Starting with the line that contains "Give me the matplotlib source for this chart." and stopping after the line that contains "color='#a5a5a5', label='3GC-S', zorder=3)", output every line exactly as it stands.
☆ ☆ ☆ ☆
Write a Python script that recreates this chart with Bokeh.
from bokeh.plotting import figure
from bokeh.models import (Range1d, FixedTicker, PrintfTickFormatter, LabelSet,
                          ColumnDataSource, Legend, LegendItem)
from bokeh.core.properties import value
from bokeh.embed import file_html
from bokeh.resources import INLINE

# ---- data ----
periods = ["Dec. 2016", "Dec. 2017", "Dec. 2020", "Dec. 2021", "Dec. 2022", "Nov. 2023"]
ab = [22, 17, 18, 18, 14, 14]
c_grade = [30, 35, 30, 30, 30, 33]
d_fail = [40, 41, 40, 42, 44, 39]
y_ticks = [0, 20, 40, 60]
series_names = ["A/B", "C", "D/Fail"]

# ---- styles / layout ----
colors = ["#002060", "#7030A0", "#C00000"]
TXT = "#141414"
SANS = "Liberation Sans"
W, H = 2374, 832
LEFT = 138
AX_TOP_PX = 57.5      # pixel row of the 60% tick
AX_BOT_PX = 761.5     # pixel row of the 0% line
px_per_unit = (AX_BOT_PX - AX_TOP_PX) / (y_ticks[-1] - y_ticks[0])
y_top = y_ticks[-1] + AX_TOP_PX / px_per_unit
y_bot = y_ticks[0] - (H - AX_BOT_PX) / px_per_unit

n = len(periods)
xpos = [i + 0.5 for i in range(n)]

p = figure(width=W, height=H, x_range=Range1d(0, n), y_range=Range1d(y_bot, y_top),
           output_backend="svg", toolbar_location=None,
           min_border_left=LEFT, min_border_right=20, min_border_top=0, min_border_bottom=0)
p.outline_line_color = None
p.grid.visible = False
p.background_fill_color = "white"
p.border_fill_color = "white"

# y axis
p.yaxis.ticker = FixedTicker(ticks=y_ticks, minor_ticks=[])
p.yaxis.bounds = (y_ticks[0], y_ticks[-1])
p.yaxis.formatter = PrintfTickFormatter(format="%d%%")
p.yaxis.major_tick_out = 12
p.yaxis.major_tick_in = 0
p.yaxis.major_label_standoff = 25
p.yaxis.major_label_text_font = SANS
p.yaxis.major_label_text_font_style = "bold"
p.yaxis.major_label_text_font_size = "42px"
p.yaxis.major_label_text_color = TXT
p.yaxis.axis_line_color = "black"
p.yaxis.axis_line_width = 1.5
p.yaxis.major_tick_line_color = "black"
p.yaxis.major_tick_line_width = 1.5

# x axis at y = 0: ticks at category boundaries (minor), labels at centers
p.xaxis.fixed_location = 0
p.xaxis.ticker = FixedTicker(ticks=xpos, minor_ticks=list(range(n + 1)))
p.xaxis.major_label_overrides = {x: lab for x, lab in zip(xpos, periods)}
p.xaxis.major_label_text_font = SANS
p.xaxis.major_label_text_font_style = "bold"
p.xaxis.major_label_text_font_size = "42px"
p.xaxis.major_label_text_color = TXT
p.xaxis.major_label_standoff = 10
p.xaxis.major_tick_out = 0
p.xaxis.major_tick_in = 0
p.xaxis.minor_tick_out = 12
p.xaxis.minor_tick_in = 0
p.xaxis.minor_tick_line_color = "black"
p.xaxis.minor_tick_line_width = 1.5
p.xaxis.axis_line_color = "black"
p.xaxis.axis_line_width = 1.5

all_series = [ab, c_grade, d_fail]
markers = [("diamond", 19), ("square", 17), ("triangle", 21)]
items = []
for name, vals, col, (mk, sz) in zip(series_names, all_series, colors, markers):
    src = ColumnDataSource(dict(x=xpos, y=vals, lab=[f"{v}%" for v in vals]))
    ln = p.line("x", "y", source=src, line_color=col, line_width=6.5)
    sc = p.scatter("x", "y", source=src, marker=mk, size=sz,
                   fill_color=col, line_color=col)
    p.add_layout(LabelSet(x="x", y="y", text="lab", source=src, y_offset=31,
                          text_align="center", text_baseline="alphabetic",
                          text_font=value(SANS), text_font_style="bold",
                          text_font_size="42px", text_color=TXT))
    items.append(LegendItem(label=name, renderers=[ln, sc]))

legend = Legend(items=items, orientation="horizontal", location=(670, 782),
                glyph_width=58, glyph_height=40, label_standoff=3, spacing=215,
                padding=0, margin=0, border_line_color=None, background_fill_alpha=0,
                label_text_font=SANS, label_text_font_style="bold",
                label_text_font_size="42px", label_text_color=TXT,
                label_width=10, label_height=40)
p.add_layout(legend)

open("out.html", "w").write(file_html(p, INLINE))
☆ ☆ ☆ ☆
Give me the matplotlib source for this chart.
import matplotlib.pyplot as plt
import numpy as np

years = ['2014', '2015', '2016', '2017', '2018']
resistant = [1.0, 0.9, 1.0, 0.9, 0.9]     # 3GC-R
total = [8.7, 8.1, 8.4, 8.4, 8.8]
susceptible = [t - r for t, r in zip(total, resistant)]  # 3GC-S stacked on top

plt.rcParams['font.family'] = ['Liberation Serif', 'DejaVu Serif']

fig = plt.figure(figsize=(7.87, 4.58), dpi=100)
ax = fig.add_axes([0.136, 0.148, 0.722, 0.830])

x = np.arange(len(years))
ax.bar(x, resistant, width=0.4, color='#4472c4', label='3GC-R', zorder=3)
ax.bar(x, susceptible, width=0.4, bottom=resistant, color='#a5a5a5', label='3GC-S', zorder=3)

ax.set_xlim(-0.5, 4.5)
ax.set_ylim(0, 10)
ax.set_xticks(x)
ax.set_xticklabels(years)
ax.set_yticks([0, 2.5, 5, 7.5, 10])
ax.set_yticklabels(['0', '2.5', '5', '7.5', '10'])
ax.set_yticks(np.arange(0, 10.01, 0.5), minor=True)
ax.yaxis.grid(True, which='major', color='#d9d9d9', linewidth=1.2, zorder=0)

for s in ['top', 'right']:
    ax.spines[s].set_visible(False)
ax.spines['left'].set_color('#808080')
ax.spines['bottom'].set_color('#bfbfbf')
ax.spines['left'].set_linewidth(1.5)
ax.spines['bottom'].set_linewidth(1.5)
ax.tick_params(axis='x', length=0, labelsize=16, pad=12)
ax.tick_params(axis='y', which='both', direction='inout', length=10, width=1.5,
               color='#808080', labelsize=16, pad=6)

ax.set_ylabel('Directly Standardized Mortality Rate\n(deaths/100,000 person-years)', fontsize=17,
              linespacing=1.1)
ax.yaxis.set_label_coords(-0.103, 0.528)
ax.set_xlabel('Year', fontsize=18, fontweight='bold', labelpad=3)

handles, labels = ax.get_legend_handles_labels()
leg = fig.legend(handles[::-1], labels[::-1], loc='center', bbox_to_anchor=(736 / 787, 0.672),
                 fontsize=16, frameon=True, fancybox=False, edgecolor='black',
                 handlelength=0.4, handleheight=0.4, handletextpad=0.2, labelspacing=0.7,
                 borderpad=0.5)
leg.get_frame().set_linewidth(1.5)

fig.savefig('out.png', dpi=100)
☆ ☆ ☆ ☆
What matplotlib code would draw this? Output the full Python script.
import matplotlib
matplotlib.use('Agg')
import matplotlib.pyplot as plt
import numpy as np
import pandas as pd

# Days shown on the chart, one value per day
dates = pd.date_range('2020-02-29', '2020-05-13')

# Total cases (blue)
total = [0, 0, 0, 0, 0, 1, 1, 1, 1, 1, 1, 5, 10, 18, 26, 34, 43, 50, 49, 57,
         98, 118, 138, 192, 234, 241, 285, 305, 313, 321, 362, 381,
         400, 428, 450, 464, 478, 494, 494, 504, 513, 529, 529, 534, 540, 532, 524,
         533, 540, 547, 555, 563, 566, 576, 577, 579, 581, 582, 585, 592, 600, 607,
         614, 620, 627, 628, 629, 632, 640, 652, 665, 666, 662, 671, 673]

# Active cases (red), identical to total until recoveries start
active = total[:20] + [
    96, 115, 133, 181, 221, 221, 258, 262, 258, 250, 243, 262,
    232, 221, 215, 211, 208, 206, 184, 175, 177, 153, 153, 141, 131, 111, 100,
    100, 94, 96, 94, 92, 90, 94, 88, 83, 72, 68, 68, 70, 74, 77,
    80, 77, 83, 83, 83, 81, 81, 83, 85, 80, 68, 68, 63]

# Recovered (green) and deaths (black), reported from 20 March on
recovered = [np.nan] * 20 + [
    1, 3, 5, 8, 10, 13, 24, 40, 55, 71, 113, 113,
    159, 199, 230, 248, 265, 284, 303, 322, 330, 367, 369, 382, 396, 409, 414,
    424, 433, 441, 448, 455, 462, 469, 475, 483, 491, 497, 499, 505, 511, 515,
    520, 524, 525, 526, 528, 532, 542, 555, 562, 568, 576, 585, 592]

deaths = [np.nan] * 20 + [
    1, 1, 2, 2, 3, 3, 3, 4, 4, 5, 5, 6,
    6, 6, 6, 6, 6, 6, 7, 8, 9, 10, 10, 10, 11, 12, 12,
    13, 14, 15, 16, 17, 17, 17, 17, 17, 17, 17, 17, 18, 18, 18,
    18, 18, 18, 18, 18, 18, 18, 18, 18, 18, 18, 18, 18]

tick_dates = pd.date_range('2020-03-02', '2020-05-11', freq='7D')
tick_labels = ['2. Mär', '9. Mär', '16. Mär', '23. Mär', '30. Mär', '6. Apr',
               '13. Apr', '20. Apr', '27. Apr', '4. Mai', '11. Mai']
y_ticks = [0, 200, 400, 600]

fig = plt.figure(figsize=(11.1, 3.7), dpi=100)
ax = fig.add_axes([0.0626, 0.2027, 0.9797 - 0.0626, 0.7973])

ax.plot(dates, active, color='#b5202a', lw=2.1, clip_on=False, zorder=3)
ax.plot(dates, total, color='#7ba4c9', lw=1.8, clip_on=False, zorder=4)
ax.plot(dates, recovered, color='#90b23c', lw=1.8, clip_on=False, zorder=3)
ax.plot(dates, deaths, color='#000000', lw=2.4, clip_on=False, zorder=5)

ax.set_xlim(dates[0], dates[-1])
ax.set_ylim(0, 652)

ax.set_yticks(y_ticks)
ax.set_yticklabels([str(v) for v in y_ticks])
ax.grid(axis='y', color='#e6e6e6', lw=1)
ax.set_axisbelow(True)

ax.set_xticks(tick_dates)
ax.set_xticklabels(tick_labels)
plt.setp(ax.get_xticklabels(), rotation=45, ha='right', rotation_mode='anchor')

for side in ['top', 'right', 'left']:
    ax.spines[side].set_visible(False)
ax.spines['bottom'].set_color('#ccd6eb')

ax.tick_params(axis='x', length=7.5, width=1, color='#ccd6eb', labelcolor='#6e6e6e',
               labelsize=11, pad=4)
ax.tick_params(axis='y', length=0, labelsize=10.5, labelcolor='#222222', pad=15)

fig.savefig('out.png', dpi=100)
☆ ☆ ☆ ☆
◆ Worked solution:
Give me the matplotlib source for this chart.
import matplotlib.pyplot as plt
import numpy as np

years = ['2014', '2015', '2016', '2017', '2018']
resistant = [1.0, 0.9, 1.0, 0.9, 0.9]     # 3GC-R
total = [8.7, 8.1, 8.4, 8.4, 8.8]
susceptible = [t - r for t, r in zip(total, resistant)]  # 3GC-S stacked on top

plt.rcParams['font.family'] = ['Liberation Serif', 'DejaVu Serif']

fig = plt.figure(figsize=(7.87, 4.58), dpi=100)
ax = fig.add_axes([0.136, 0.148, 0.722, 0.830])

x = np.arange(len(years))
ax.bar(x, resistant, width=0.4, color='#4472c4', label='3GC-R', zorder=3)
ax.bar(x, susceptible, width=0.4, bottom=resistant, color='#a5a5a5', label='3GC-S', zorder=3)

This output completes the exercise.